Tuesday, April 25, 2006

The south (of Sweden) will rise again

A little while ago I found this blog about Scania, an area in the south of Sweden.

The Swedish government says that Scanians speak a dialect of Swedish. However, historically, the area was not Swedish but a sovereign country. Ethnologue treats Scanian as a separate language, I assume because of this history. Typically, the three mainland Scandinavian languages are mutually intelligible, and so probably best described as the same language. (Although I tell you I have a hard time understanding Danish maybe I just need to try harder.) I assume that Scanian is also mutually intelligible with them.

Anyway, the Scanians at Blog Skåneland are looking to revive Scanian pride.

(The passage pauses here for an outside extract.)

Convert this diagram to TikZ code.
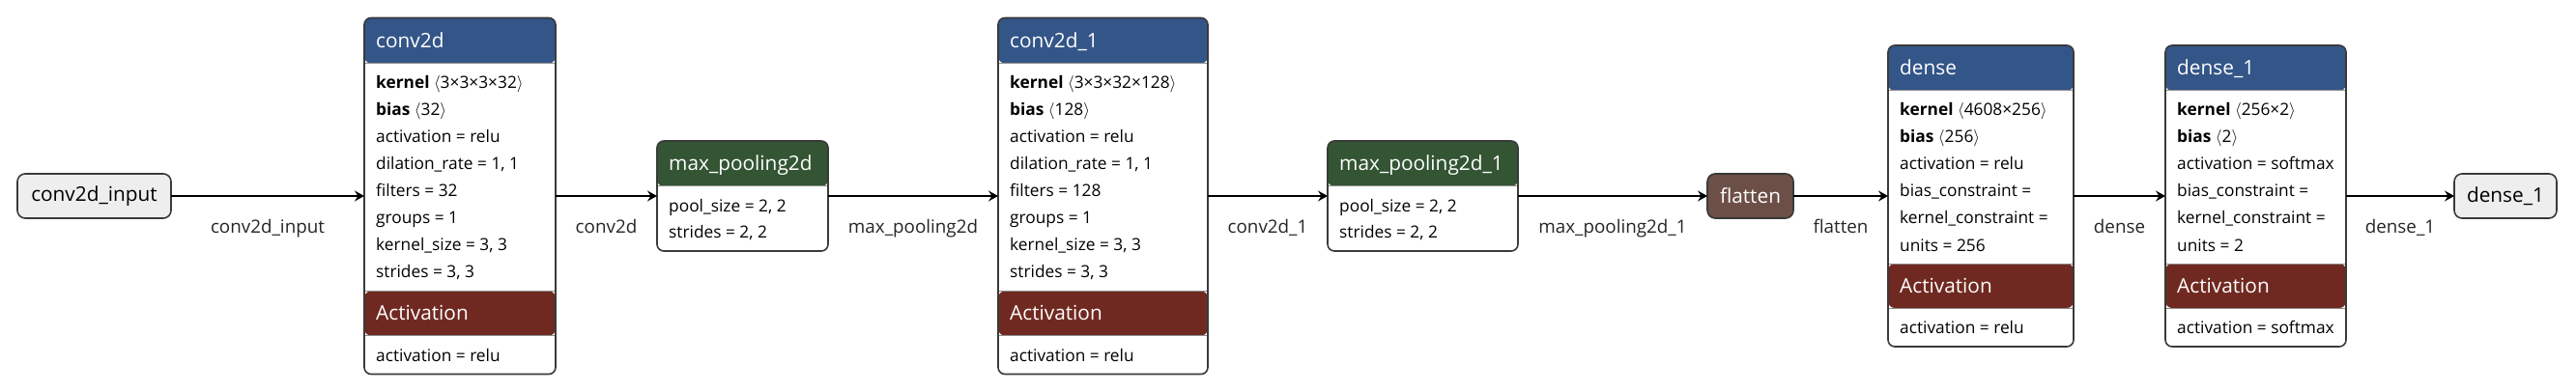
\documentclass[tikz,border=0pt]{standalone}
\usepackage{fontspec}
\setmainfont{Open Sans}
\usepackage{tikz}
\usetikzlibrary{arrows.meta, positioning}
\definecolor{layerblue}{HTML}{335588}
\definecolor{poolgreen}{HTML}{335533}
\definecolor{actred}{HTML}{702921}
\definecolor{shapebrown}{HTML}{6C4F47}
\definecolor{iogray}{HTML}{EEEEEE}
\definecolor{framegray}{HTML}{3A3A3A}
\definecolor{sepgray}{HTML}{8C8C8C}
\newcommand{\tshape}[1]{ $\langle$#1$\rangle$}
\tikzset{
  layer/.style={rectangle, rounded corners=7pt, draw=framegray, line width=1.6pt,
                fill=white, inner sep=0pt, outer sep=0pt},
  convlayer/.style={layer, path picture={
      \fill[layerblue] (path picture bounding box.north west)
        rectangle ([yshift=-47pt]path picture bounding box.north east);
      \fill[actred] ([yshift=86pt]path picture bounding box.south west)
        rectangle ([yshift=40pt]path picture bounding box.south east);
      \draw[sepgray, line width=1pt]
        ([yshift=-47pt]path picture bounding box.north west) -- ([yshift=-47pt]path picture bounding box.north east)
        ([yshift=86pt]path picture bounding box.south west) -- ([yshift=86pt]path picture bounding box.south east)
        ([yshift=40pt]path picture bounding box.south west) -- ([yshift=40pt]path picture bounding box.south east);}},
  poollayer/.style={layer, path picture={
      \fill[poolgreen] (path picture bounding box.north west)
        rectangle ([yshift=-47pt]path picture bounding box.north east);
      \draw[sepgray, line width=1pt]
        ([yshift=-47pt]path picture bounding box.north west) -- ([yshift=-47pt]path picture bounding box.north east);}},
  iobox/.style={rectangle, rounded corners=8pt, draw=framegray, line width=1.6pt,
                fill=iogray, minimum height=46pt, inner sep=0pt, outer sep=0pt,
                font=\fontsize{20.8}{24}\selectfont},
  flatbox/.style={iobox, fill=shapebrown, text=white},
  hdtext/.style={anchor=base west, inner sep=0pt, text=white,
                 font=\fontsize{20.8}{24}\selectfont},
  attr/.style={anchor=base west, inner sep=0pt, font=\fontsize{17.3}{20}\selectfont},
  elabel/.style={midway, anchor=base, yshift=-38.8pt, inner sep=0pt,
                 text=black!85, font=\fontsize{18.8}{22}\selectfont},
  arr/.style={-{Stealth[length=10pt, width=11pt, inset=3.5pt]}, line width=1.8pt},
}
\begin{document}
\begin{tikzpicture}[x=1pt, y=-1pt]
  \fill[white] (0,0) rectangle (2666,406);
  \useasboundingbox (0,0) rectangle (2666,406);
  \node[iobox, minimum width=159pt] (inp) at (97.5,203) {conv2d\_input};
  % conv2d
  \node[convlayer, minimum width=198pt, minimum height=369pt, right=200pt of inp] (conv) {};
  \node[hdtext] (conv-hd) at ([xshift=12pt, yshift=-31pt]conv.north west) {conv2d};
  \foreach \t [count=\i] in {{\textbf{kernel}\tshape{3×3×3×32}}, {\textbf{bias}\tshape{32}},
      {activation = relu}, {dilation\_rate = 1, 1}, {filters = 32}, {groups = 1},
      {kernel\_size = 3, 3}, {strides = 3, 3}}
    \node[attr] (conv-a\i) at ([xshift=12pt, yshift={-(45+28*\i)}]conv.north west) {\t};
  \node[hdtext] (conv-act) at ([xshift=12pt, yshift=55.6pt]conv.south west) {Activation};
  \node[attr] (conv-aa) at ([xshift=12pt, yshift=13.3pt]conv.south west) {activation = relu};
  % max_pooling2d
  \node[poollayer, minimum width=177pt, minimum height=114pt, right=105pt of conv] (pool) {};
  \node[hdtext] (pool-hd) at ([xshift=12pt, yshift=-31pt]pool.north west) {max\_pooling2d};
  \foreach \t [count=\i] in {{pool\_size = 2, 2}, {strides = 2, 2}}
    \node[attr] (pool-a\i) at ([xshift=12pt, yshift={-(45+28*\i)}]pool.north west) {\t};
  % conv2d_1
  \node[convlayer, minimum width=217pt, minimum height=369pt, right=176pt of pool] (conva) {};
  \node[hdtext] (conva-hd) at ([xshift=12pt, yshift=-31pt]conva.north west) {conv2d\_1};
  \foreach \t [count=\i] in {{\textbf{kernel}\tshape{3×3×32×128}}, {\textbf{bias}\tshape{128}},
      {activation = relu}, {dilation\_rate = 1, 1}, {filters = 128}, {groups = 1},
      {kernel\_size = 3, 3}, {strides = 3, 3}}
    \node[attr] (conva-a\i) at ([xshift=12pt, yshift={-(45+28*\i)}]conva.north west) {\t};
  \node[hdtext] (conva-act) at ([xshift=12pt, yshift=55.6pt]conva.south west) {Activation};
  \node[attr] (conva-aa) at ([xshift=12pt, yshift=13.3pt]conva.south west) {activation = relu};
  % max_pooling2d_1
  \node[poollayer, minimum width=197pt, minimum height=114pt, right=124pt of conva] (poola) {};
  \node[hdtext] (poola-hd) at ([xshift=12pt, yshift=-31pt]poola.north west) {max\_pooling2d\_1};
  \foreach \t [count=\i] in {{pool\_size = 2, 2}, {strides = 2, 2}}
    \node[attr] (poola-a\i) at ([xshift=12pt, yshift={-(45+28*\i)}]poola.north west) {\t};
  % flatten
  \node[flatbox, minimum width=89pt, right=196pt of poola] (flat) {flatten};
  % dense
  \node[convlayer, minimum width=192pt, minimum height=312pt, right=98pt of flat] (dense) {};
  \node[hdtext] (dense-hd) at ([xshift=12pt, yshift=-31pt]dense.north west) {dense};
  \foreach \t [count=\i] in {{\textbf{kernel}\tshape{4608×256}}, {\textbf{bias}\tshape{256}},
      {activation = relu}, {bias\_constraint =}, {kernel\_constraint =}, {units = 256}}
    \node[attr] (dense-a\i) at ([xshift=12pt, yshift={-(45+28*\i)}]dense.north west) {\t};
  \node[hdtext] (dense-act) at ([xshift=12pt, yshift=55.6pt]dense.south west) {Activation};
  \node[attr] (dense-aa) at ([xshift=12pt, yshift=13.3pt]dense.south west) {activation = relu};
  % dense_1
  \node[convlayer, minimum width=187pt, minimum height=312pt, right=95pt of dense] (densea) {};
  \node[hdtext] (densea-hd) at ([xshift=12pt, yshift=-31pt]densea.north west) {dense\_1};
  \foreach \t [count=\i] in {{\textbf{kernel}\tshape{256×2}}, {\textbf{bias}\tshape{2}},
      {activation = softmax}, {bias\_constraint =}, {kernel\_constraint =}, {units = 2}}
    \node[attr] (densea-a\i) at ([xshift=12pt, yshift={-(45+28*\i)}]densea.north west) {\t};
  \node[hdtext] (densea-act) at ([xshift=12pt, yshift=55.6pt]densea.south west) {Activation};
  \node[attr] (densea-aa) at ([xshift=12pt, yshift=13.3pt]densea.south west) {activation = softmax};
  \node[iobox, minimum width=106pt, right=112pt of densea] (outp) {dense\_1};
  \foreach \a/\b/\l in {inp/conv/conv2d\_input, conv/pool/conv2d, pool/conva/max\_pooling2d,
      conva/poola/conv2d\_1, poola/flat/max\_pooling2d\_1, flat/dense/flatten,
      dense/densea/dense, densea/outp/dense\_1}
    \draw[arr] (\a) -- node[elabel] (lab-\b) {\l} (\b);
\end{tikzpicture}
\end{document}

It’s a little disenheartening to see the same old prescriptivism, discrimination, and calls for
official” protection of the language that go on in Sweden.



In today’s tabloid newspaper Kvällsposten, a frustrated new ”immigrant” to Skåne from the northern part of Sweden (the city of Gävle) complains in a letter to the editor that he can’t understand the Scanian idiom on the local radio. He says the radio journalists' voices sound like “a porridgy gurgle” (porridgy referring to someone who speaks with porridge in his throat). And as Swedish guest in Skåne he gives, in an up-nosed manner, the radio stations good advice: “Send your radio broadcasters to a course in how to speak proper Swedish”.



The Swedish state radio has decided to bar two members of the staff of the Swedish meteorological institute SMHI from appearing in the radio’s weather programs. The reason given by the radio management is that they are not suitable for radio broadcast. The truth is that they speak the “wrong” dialects. Only proper Swedish (the regional language of Svealand) is apparently allowed on state radio. And of course, one of the barred meteorologists is Scanian.




One reaction is the turn-out of the fire brigade – i.e. the Minister of Culture himself. “Protect the language by law”, he shouts as he drives his linguistic fire engine to save his Swedish language-baby in distress.



The Swedish Minister of Culture doesn’t give up. Some weeks ago he was interviewed in an article in one of the most influential mass media in the country, the Stockholm newspaper Svenska Dagbladet. He said that he will make a renewed effort to pass legislation in the Swedish state parliament in favour of protecting the official Swedish language as the only official language in the country. The same parliament voted in December 2005 against such legislation.



Just once, I’d like to see someone adopt a language policy that recognizes the diversity of language and that allows individuals to speak they way they want. Oh wait, that's still the official US Government policy.

4 comments:

boredoom said...

You have to go back to before nation-states to find that Scania was a sovereign territory. Then it was Danish till the Swedes pwned them in 1658. The dialect is pretty particular, but to call it a different language is to overstate things considerably There are probably other dialects in the country that diverge just as much from "rikssvenska," as spoken by the Mandarins in Stockholm.

BTW, on the Danish island of Bornholm, they speak a dialect of Danish that sounds pretty close to Swedish. It may close to what the Scanians spoke before the Swedish conquista.

liberal elite said...

I've got to go to Bornholm. They seem like Danes I can hang with.

boredoom said...

Did you see "Pelle the Conqueror"? It's set on Bornholm.

liberal elite said...

I did. It's one of Kris's favorite movies. I was wondering why they were speaking Swedish in Denmark.